Understanding the dynamics of a system is important in many scientific and engineering domains. This problem can be approached by learning state transition rules from observations using machine learning techniques. Such observed time-series data often consist of sequences of many continuous variables with noise and ambiguity, but we often need rules of dynamics that can be modeled with a few essential variables. In this work, we propose a method for extracting a small number of essential hidden variables from high-dimensional time-series data and for learning state transition rules between these hidden variables. The proposed method is based on the Restricted Boltzmann Machine (RBM), which treats observable data in the visible layer and latent features in the hidden layer. However, real-world data, such as video and audio, include both discrete and continuous variables, and these variables have temporal relationships.
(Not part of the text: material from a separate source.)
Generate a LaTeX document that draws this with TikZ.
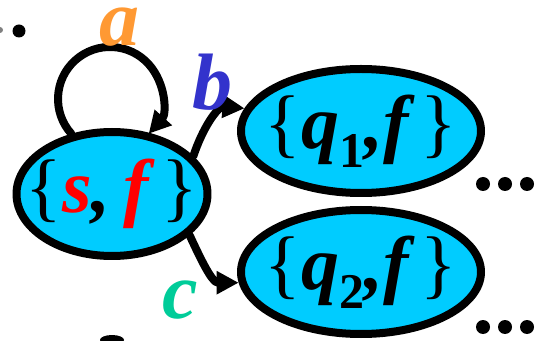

Therefore, we propose Recurrent Temporal GaussianBernoulli Restricted Boltzmann Machine (RTGB-RBM), which combines Gaussian-Bernoulli Restricted Boltzmann Machine (GB-RBM) to handle continuous visible variables, and Recurrent Temporal Restricted Boltzmann Machine (RT-RBM) to capture time dependence between discrete hidden variables. We also propose a rule-based method that extracts essential information as hidden variables and represents state transition rules in interpretable form. We conduct experiments on Bouncing Ball and Moving MNIST datasets to evaluate our proposed method. Experimental results show that our method can learn the dynamics of those physical systems as state transition rules between hidden variables and can predict unobserved future states from observed state transitions.